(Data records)
· · · ·

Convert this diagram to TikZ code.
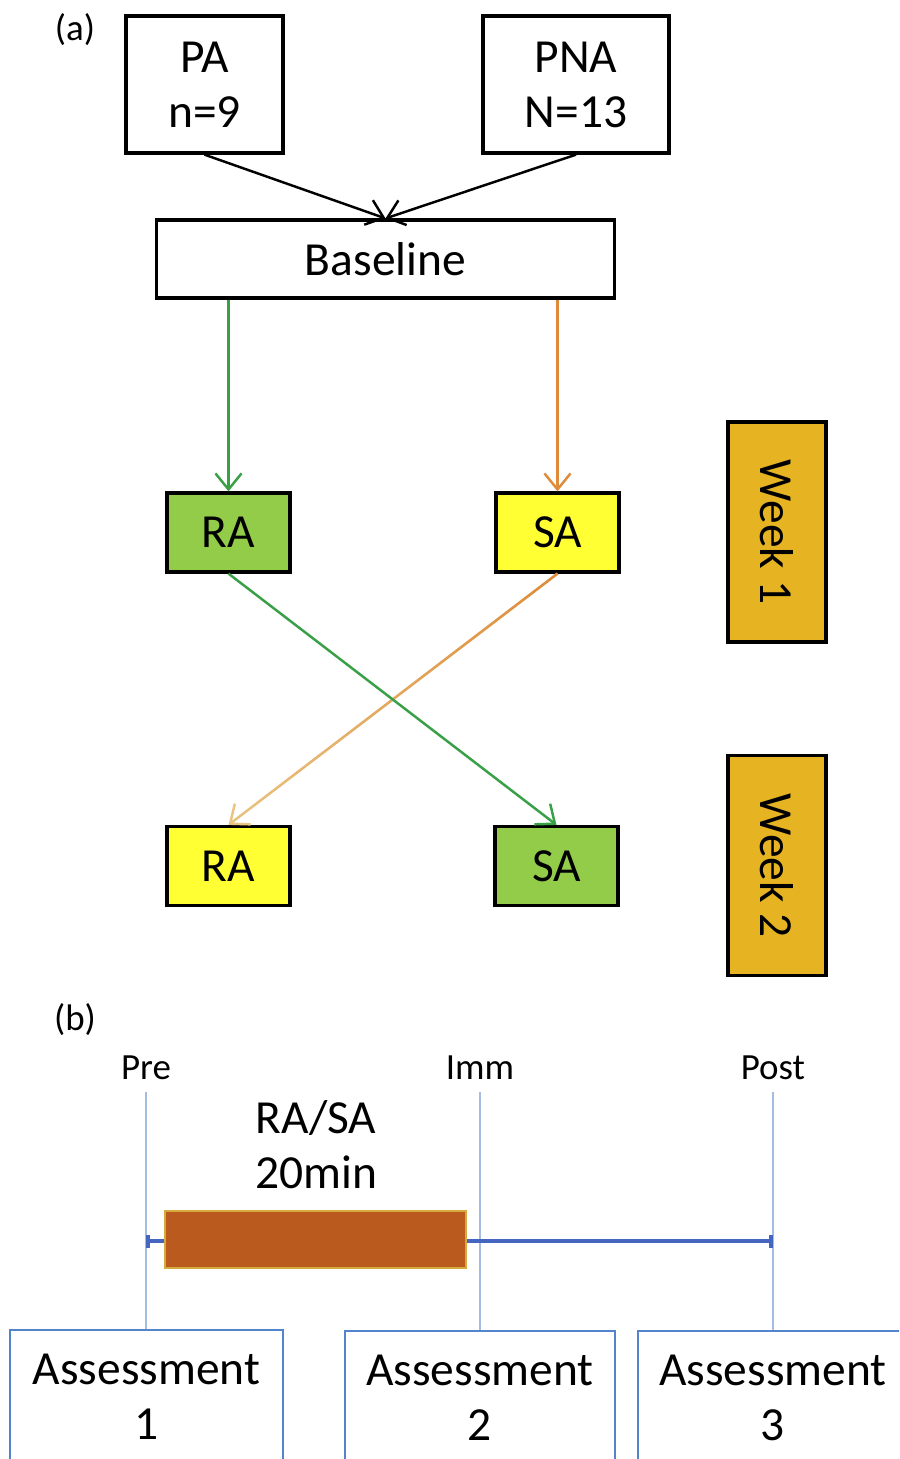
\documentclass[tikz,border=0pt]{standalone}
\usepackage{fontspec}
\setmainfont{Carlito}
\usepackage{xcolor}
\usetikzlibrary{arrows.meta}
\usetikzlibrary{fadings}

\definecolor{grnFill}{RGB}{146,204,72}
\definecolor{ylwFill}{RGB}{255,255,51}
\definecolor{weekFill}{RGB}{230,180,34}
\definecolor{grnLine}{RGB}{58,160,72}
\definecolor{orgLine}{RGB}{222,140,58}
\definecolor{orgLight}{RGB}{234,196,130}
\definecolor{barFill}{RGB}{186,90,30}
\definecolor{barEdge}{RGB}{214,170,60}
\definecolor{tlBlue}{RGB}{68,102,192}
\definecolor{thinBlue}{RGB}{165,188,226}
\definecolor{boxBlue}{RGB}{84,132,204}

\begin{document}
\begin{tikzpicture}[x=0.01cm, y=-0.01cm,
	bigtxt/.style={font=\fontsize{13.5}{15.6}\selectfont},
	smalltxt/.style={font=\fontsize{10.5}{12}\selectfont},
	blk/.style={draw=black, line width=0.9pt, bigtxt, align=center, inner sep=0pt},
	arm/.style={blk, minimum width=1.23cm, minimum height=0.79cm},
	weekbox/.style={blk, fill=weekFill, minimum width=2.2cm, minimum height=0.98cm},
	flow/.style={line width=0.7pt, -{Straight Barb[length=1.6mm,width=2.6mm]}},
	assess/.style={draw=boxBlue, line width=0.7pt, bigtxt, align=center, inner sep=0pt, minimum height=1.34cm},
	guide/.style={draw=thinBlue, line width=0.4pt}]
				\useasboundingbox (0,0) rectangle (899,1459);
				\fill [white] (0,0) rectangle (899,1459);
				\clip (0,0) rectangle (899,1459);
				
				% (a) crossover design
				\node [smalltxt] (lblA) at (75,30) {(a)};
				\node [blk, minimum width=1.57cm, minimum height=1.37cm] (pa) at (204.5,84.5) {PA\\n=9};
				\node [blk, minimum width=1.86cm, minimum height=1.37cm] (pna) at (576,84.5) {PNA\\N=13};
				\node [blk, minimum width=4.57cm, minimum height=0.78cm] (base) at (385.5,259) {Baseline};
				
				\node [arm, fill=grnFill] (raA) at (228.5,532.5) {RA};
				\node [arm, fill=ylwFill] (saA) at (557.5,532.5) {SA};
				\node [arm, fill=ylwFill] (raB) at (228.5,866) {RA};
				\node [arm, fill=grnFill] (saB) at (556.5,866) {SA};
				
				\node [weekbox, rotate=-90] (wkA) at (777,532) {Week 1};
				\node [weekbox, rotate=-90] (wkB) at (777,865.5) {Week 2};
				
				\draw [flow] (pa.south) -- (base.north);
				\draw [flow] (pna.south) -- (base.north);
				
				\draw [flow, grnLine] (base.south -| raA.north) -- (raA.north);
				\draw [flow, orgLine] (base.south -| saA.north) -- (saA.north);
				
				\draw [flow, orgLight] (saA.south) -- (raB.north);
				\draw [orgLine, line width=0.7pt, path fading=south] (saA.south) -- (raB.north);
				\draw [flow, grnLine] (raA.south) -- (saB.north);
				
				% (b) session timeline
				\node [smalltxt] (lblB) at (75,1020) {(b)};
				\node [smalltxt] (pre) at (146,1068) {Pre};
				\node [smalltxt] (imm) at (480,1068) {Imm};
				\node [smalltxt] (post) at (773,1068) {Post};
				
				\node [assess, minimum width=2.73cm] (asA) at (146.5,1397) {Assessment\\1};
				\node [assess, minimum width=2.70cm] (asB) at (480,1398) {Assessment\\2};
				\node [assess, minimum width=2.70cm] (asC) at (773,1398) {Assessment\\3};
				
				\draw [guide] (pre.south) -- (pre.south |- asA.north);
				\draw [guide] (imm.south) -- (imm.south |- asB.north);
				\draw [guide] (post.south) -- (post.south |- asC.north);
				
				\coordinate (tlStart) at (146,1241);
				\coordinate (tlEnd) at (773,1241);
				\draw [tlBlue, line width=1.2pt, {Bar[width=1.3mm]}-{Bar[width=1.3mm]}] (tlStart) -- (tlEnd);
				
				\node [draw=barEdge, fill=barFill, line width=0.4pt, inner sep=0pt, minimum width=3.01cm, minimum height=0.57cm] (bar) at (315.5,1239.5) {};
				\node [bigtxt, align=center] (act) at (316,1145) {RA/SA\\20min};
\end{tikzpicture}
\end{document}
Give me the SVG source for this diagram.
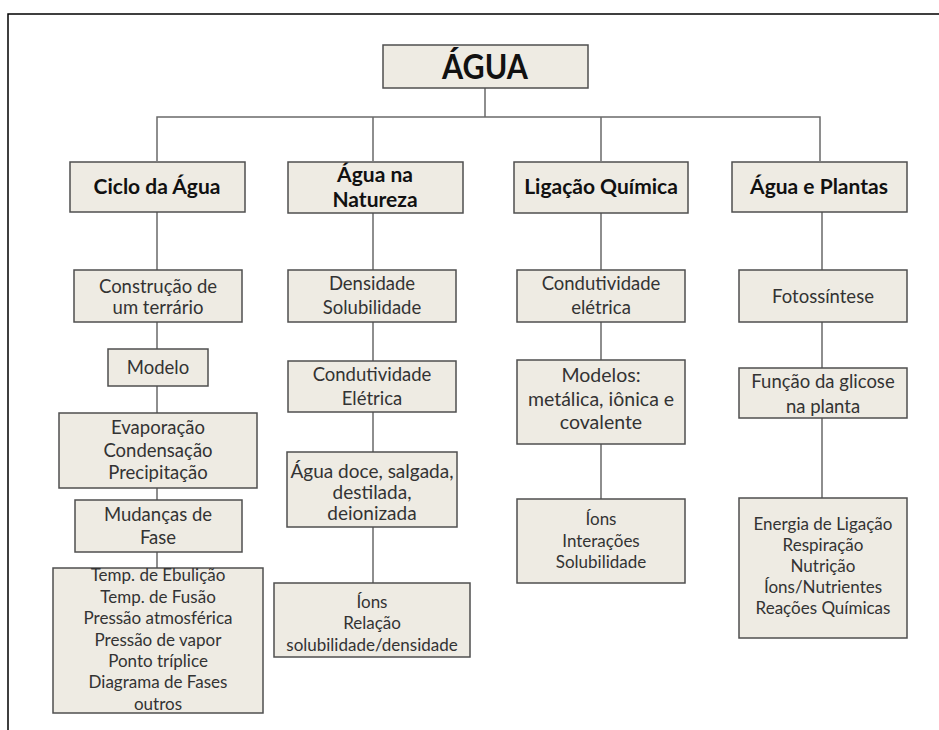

· · · ·

§ **Task description**
Print the entries as they stand, first line through the line holding "[arm, fill=grnFill] (saB)", with every picture removed.

§ **Output of the task**
Convert this diagram to TikZ code.
\documentclass[tikz,border=0pt]{standalone}
\usepackage{fontspec}
\setmainfont{Carlito}
\usepackage{xcolor}
\usetikzlibrary{arrows.meta}
\usetikzlibrary{fadings}

\definecolor{grnFill}{RGB}{146,204,72}
\definecolor{ylwFill}{RGB}{255,255,51}
\definecolor{weekFill}{RGB}{230,180,34}
\definecolor{grnLine}{RGB}{58,160,72}
\definecolor{orgLine}{RGB}{222,140,58}
\definecolor{orgLight}{RGB}{234,196,130}
\definecolor{barFill}{RGB}{186,90,30}
\definecolor{barEdge}{RGB}{214,170,60}
\definecolor{tlBlue}{RGB}{68,102,192}
\definecolor{thinBlue}{RGB}{165,188,226}
\definecolor{boxBlue}{RGB}{84,132,204}

\begin{document}
\begin{tikzpicture}[x=0.01cm, y=-0.01cm,
	bigtxt/.style={font=\fontsize{13.5}{15.6}\selectfont},
	smalltxt/.style={font=\fontsize{10.5}{12}\selectfont},
	blk/.style={draw=black, line width=0.9pt, bigtxt, align=center, inner sep=0pt},
	arm/.style={blk, minimum width=1.23cm, minimum height=0.79cm},
	weekbox/.style={blk, fill=weekFill, minimum width=2.2cm, minimum height=0.98cm},
	flow/.style={line width=0.7pt, -{Straight Barb[length=1.6mm,width=2.6mm]}},
	assess/.style={draw=boxBlue, line width=0.7pt, bigtxt, align=center, inner sep=0pt, minimum height=1.34cm},
	guide/.style={draw=thinBlue, line width=0.4pt}]
				\useasboundingbox (0,0) rectangle (899,1459);
				\fill [white] (0,0) rectangle (899,1459);
				\clip (0,0) rectangle (899,1459);
				
				% (a) crossover design
				\node [smalltxt] (lblA) at (75,30) {(a)};
				\node [blk, minimum width=1.57cm, minimum height=1.37cm] (pa) at (204.5,84.5) {PA\\n=9};
				\node [blk, minimum width=1.86cm, minimum height=1.37cm] (pna) at (576,84.5) {PNA\\N=13};
				\node [blk, minimum width=4.57cm, minimum height=0.78cm] (base) at (385.5,259) {Baseline};
				
				\node [arm, fill=grnFill] (raA) at (228.5,532.5) {RA};
				\node [arm, fill=ylwFill] (saA) at (557.5,532.5) {SA};
				\node [arm, fill=ylwFill] (raB) at (228.5,866) {RA};
				\node [arm, fill=grnFill] (saB) at (556.5,866) {SA};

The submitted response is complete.